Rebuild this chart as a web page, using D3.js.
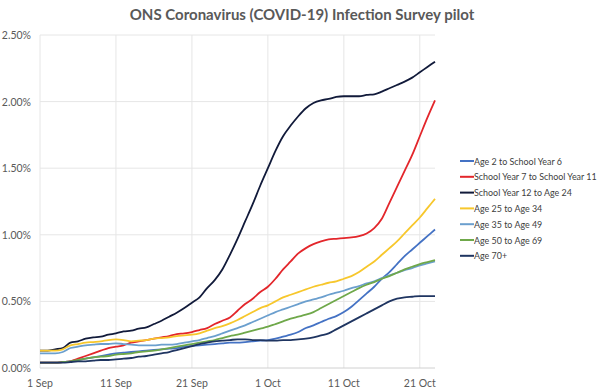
<!DOCTYPE html>
<html>
<head>
<meta charset="utf-8">
<script src="https://cdn.jsdelivr.net/npm/d3@7"></script>
<style>
  body { margin: 0; background: #fff; }
  text { font-family: Lato, "Open Sans", sans-serif; }
</style>
</head>
<body>
<div id="chart"></div>
<script>
// days since 1 Sep, values in percent
const dayCount = 53;

const seriesNames = [
    'Age 2 to School Year 6',
    'School Year 7 to School Year 11',
    'School Year 12 to Age 24',
    'Age 25 to Age 34',
    'Age 35 to Age 49',
    'Age 50 to Age 69',
    'Age 70+'
];
const seriesColors = ['#4472c4', '#e3262b', '#111a3a', '#f7c72c', '#6b9fce', '#6fa84a', '#1f3561'];

const age2toY6 = [0.04, 0.04, 0.04, 0.045, 0.05, 0.06, 0.07, 0.08, 0.09, 0.10, 0.11, 0.115, 0.12, 0.125, 0.13, 0.135, 0.14, 0.145, 0.15, 0.16, 0.165, 0.17, 0.175, 0.18, 0.185, 0.19, 0.19, 0.195, 0.20, 0.205, 0.21, 0.22, 0.235, 0.25, 0.27, 0.30, 0.32, 0.345, 0.37, 0.39, 0.42, 0.46, 0.51, 0.56, 0.61, 0.67, 0.72, 0.78, 0.84, 0.89, 0.94, 0.99, 1.04];
const y7toY11 = [0.04, 0.04, 0.04, 0.045, 0.05, 0.07, 0.09, 0.11, 0.13, 0.15, 0.16, 0.17, 0.19, 0.20, 0.21, 0.22, 0.23, 0.24, 0.255, 0.26, 0.27, 0.285, 0.30, 0.33, 0.355, 0.38, 0.43, 0.48, 0.52, 0.57, 0.61, 0.67, 0.74, 0.80, 0.86, 0.90, 0.93, 0.95, 0.965, 0.97, 0.975, 0.98, 0.99, 1.01, 1.05, 1.12, 1.24, 1.36, 1.48, 1.60, 1.74, 1.88, 2.01];
const y12to24 = [0.13, 0.13, 0.14, 0.15, 0.19, 0.20, 0.22, 0.23, 0.235, 0.25, 0.26, 0.275, 0.28, 0.295, 0.305, 0.33, 0.355, 0.385, 0.415, 0.45, 0.49, 0.53, 0.60, 0.66, 0.74, 0.85, 0.97, 1.10, 1.23, 1.37, 1.50, 1.63, 1.74, 1.82, 1.89, 1.95, 1.99, 2.01, 2.02, 2.035, 2.04, 2.04, 2.04, 2.05, 2.055, 2.075, 2.10, 2.125, 2.15, 2.18, 2.22, 2.26, 2.30];
const age25to34 = [0.13, 0.13, 0.13, 0.14, 0.17, 0.18, 0.19, 0.195, 0.20, 0.21, 0.215, 0.21, 0.20, 0.205, 0.21, 0.22, 0.225, 0.23, 0.24, 0.245, 0.25, 0.26, 0.28, 0.30, 0.315, 0.335, 0.36, 0.39, 0.42, 0.45, 0.47, 0.50, 0.53, 0.55, 0.57, 0.59, 0.61, 0.625, 0.64, 0.65, 0.67, 0.69, 0.72, 0.76, 0.80, 0.85, 0.90, 0.95, 1.01, 1.07, 1.13, 1.20, 1.27];
const age35to49 = [0.11, 0.11, 0.11, 0.12, 0.15, 0.16, 0.17, 0.175, 0.18, 0.18, 0.185, 0.18, 0.175, 0.17, 0.17, 0.17, 0.175, 0.175, 0.18, 0.19, 0.20, 0.21, 0.225, 0.24, 0.26, 0.28, 0.30, 0.32, 0.345, 0.37, 0.395, 0.42, 0.44, 0.46, 0.48, 0.50, 0.515, 0.53, 0.55, 0.565, 0.58, 0.60, 0.615, 0.635, 0.65, 0.675, 0.695, 0.715, 0.735, 0.75, 0.77, 0.785, 0.80];
const age50to69 = [0.04, 0.04, 0.04, 0.045, 0.05, 0.06, 0.07, 0.08, 0.085, 0.09, 0.10, 0.105, 0.11, 0.12, 0.125, 0.13, 0.14, 0.15, 0.16, 0.17, 0.18, 0.19, 0.20, 0.21, 0.225, 0.24, 0.25, 0.265, 0.28, 0.295, 0.31, 0.33, 0.35, 0.37, 0.385, 0.40, 0.42, 0.45, 0.48, 0.51, 0.54, 0.57, 0.60, 0.625, 0.645, 0.67, 0.69, 0.715, 0.74, 0.76, 0.78, 0.795, 0.81];
const age70plus = [0.04, 0.04, 0.04, 0.04, 0.045, 0.05, 0.05, 0.055, 0.06, 0.06, 0.065, 0.07, 0.075, 0.085, 0.09, 0.10, 0.11, 0.12, 0.135, 0.15, 0.165, 0.18, 0.19, 0.20, 0.205, 0.21, 0.215, 0.215, 0.21, 0.21, 0.205, 0.205, 0.21, 0.21, 0.215, 0.22, 0.23, 0.245, 0.26, 0.29, 0.32, 0.35, 0.38, 0.41, 0.44, 0.47, 0.50, 0.52, 0.53, 0.535, 0.54, 0.54, 0.54];

const allSeries = [age2toY6, y7toY11, y12to24, age25to34, age35to49, age50to69, age70plus];

const xTickDays = [0, 10, 20, 30, 40, 50];
const xTickLabels = ['1 Sep', '11 Sep', '21 Sep', '1 Oct', '11 Oct', '21 Oct'];
const yTicks = [0, 0.5, 1.0, 1.5, 2.0, 2.5];

const width = 602, height = 391;
const margin = {top: 35, right: 167, bottom: 23, left: 40};

const svg = d3.select('#chart').append('svg')
    .attr('width', width)
    .attr('height', height);

const x = d3.scaleLinear()
    .domain([0, dayCount - 1])
    .range([margin.left, width - margin.right]);
const y = d3.scaleLinear()
    .domain([0, 2.5])
    .range([height - margin.bottom, margin.top]);

// title
svg.append('text')
    .attr('x', 302)
    .attr('y', 20)
    .attr('text-anchor', 'middle')
    .attr('font-size', 15)
    .attr('font-weight', 'bold')
    .attr('fill', '#595959')
    .text('ONS Coronavirus (COVID-19) Infection Survey pilot');

// gridlines
svg.append('g')
    .selectAll('line')
    .data(yTicks.slice(1))
    .join('line')
    .attr('x1', margin.left)
    .attr('x2', width - margin.right)
    .attr('y1', d => y(d))
    .attr('y2', d => y(d))
    .attr('stroke', '#e6e6e6')
    .attr('stroke-width', 1);

svg.append('g')
    .selectAll('line')
    .data(xTickDays)
    .join('line')
    .attr('x1', d => x(d))
    .attr('x2', d => x(d))
    .attr('y1', y(2.5))
    .attr('y2', y(0))
    .attr('stroke', '#e6e6e6')
    .attr('stroke-width', 1);

// x axis line
svg.append('line')
    .attr('x1', margin.left)
    .attr('x2', width - margin.right)
    .attr('y1', y(0))
    .attr('y2', y(0))
    .attr('stroke', '#d0d0d0');

// y labels
svg.append('g')
    .selectAll('text')
    .data(yTicks)
    .join('text')
    .attr('x', 31)
    .attr('y', d => y(d) + 4)
    .attr('text-anchor', 'end')
    .attr('font-size', 10.5)
    .attr('fill', '#595959')
    .text(d => d3.format('.2f')(d) + '%');

// x labels
svg.append('g')
    .selectAll('text')
    .data(xTickDays)
    .join('text')
    .attr('x', d => x(d))
    .attr('y', 387)
    .attr('text-anchor', 'middle')
    .attr('font-size', 10.5)
    .attr('fill', '#595959')
    .text((d, i) => xTickLabels[i]);

// lines
const line = d3.line()
    .x((d, i) => x(i))
    .y(d => y(d))
    .curve(d3.curveMonotoneX);

svg.append('g')
    .selectAll('path')
    .data(allSeries)
    .join('path')
    .attr('d', line)
    .attr('fill', 'none')
    .attr('stroke', (d, i) => seriesColors[i])
    .attr('stroke-width', 1.8)
    .attr('stroke-linejoin', 'round');

// legend
const legend = svg.append('g')
    .selectAll('g')
    .data(seriesNames)
    .join('g')
    .attr('transform', (d, i) => `translate(460, ${161 + i * 15.8})`);

legend.append('line')
    .attr('x1', 0)
    .attr('x2', 14)
    .attr('stroke', (d, i) => seriesColors[i])
    .attr('stroke-width', 2);

const legendText = legend.append('text')
    .attr('x', 14)
    .attr('y', 3.5)
    .attr('font-size', 10)
    .attr('fill', '#404040')
    .text(d => d);

// shrink legend font so the longest label ends near the right edge
const longest = d3.max(legendText.nodes(), n => n.getComputedTextLength());
const legendSize = Math.min(10, 10 * 123 / longest);
legendText.attr('font-size', legendSize);
</script>
</body>
</html>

-- Task objective --
Set down again, exactly, the lines of the material above from its first line to the one with "const dayCount = 53;", inclusive. Leave the pictures out.

-- Reply --
Rebuild this chart as a web page, using D3.js.
<!DOCTYPE html>
<html>
<head>
<meta charset="utf-8">
<script src="https://cdn.jsdelivr.net/npm/d3@7"></script>
<style>
  body { margin: 0; background: #fff; }
  text { font-family: Lato, "Open Sans", sans-serif; }
</style>
</head>
<body>
<div id="chart"></div>
<script>
// days since 1 Sep, values in percent
const dayCount = 53;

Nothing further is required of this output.